O Detector GPT-2 da OpenAI também foi pensado para identificar textos feitos por IA. Ele basicamente compara o que foi escrito com um banco de dados de textos escritos tanto por humanos quanto por máquinas. Assim, se vende como um mecanismo altamente eficaz para a identificação de escrita gerada via computadores.
Do ponto de vista jurídico, os pesquisadores concordam que cada plataforma está lidando de uma forma com o problema, e em geral, ainda precisamos avançar para garantir uma boa resolução legal e ética em relação a essas tecnologias.
Quais são as limitações da IA?
Pode parecer que as IAs vão roubar nossos empregos e fazer tudo o que realizamos de uma forma melhor. Mas não é bem assim. Duarte explica que inteligência artificial ainda encontra barreiras no pensamento lógico.

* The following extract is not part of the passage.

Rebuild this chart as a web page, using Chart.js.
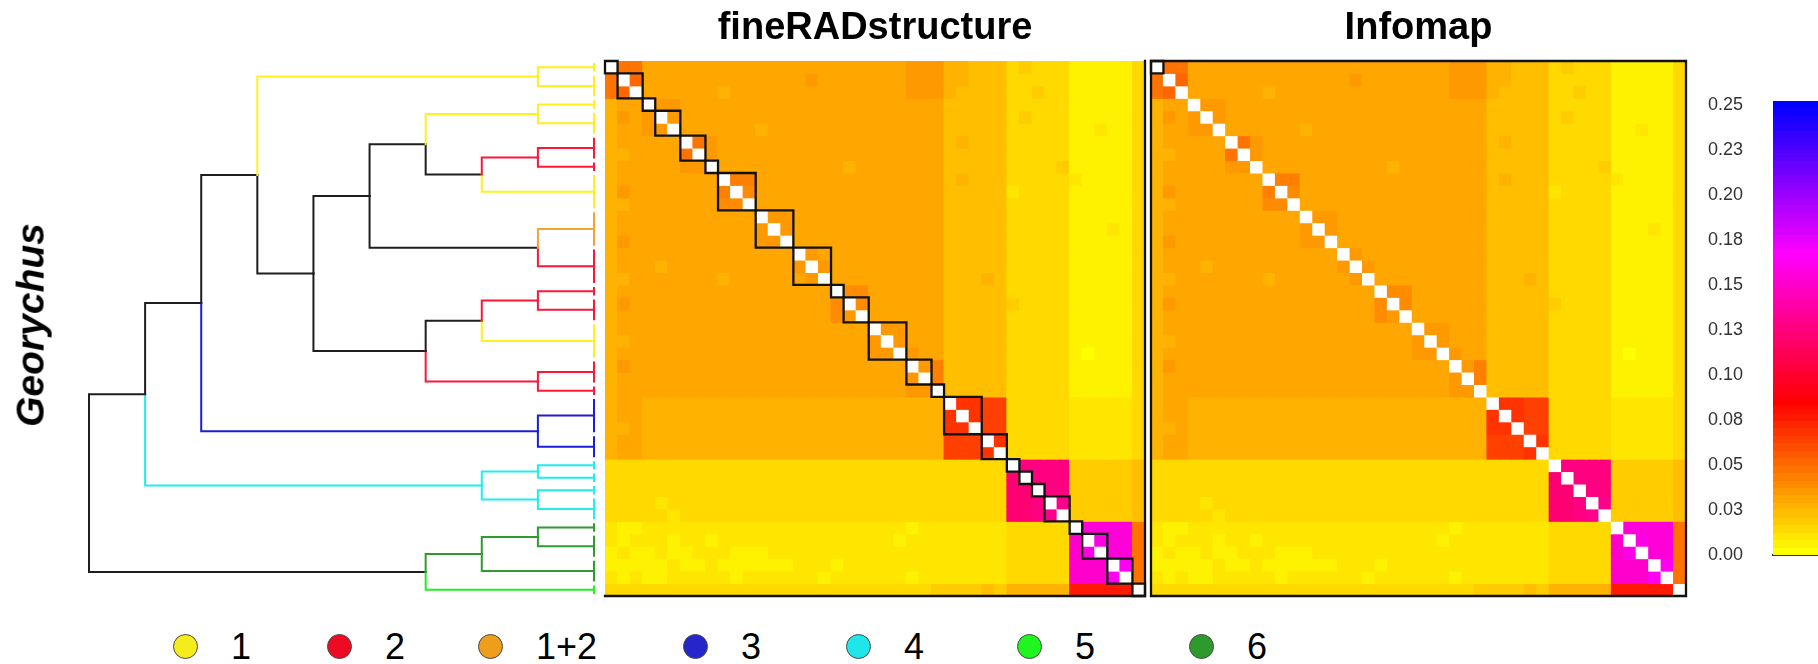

Um exemplo é: se mostrarmos cenas de uma bola caindo no chão, a inteligência artificial é capaz de aprender padrões e entender que tudo que é solto no ar, cai. Porém, ela tem dificuldade em associar isso à lógica: a bola cai por causa da força gravitacional que a Terra exerce nela.
A pesquisadora também lembra que esses sistemas de aprendizado de máquina contam com dados humanos, ou seja, a criatividade ainda é humana.
O problema mais urgente, hoje, seria o de introduzir cada vez mais sistemas de inteligência artificial com que seria a "ética" humana. "É necessário que todos que modelam esses algoritmos tenha uma bagagem de ética em IA. Precisa ter mais foco para essa área e também deixar em evidência todos os problemas que podem ser associados ao modelo. Algumas empresas já liberam algoritmos de forma limitada para evitar esses problemas", diz Duarte.
E completa: "Um exemplo é a DALL-E que era um algoritmo limitado no passado, com poucos usuários, mas na versão DALL-E 2, os problemas foram resolvidos. Uma frase que gerava uma imagem problemática passou a gerar outras imagens".
O debate público sobre o tema deverá trazer cada vez mais questões como essas e pressões também deverão surgir para as ferramentas. Sem dúvidas, estamos entrando em uma nova realidade informacional, educacional e tecnológica, e serão necessários ajustes éticos, jurídicos e comportamentais diante dela.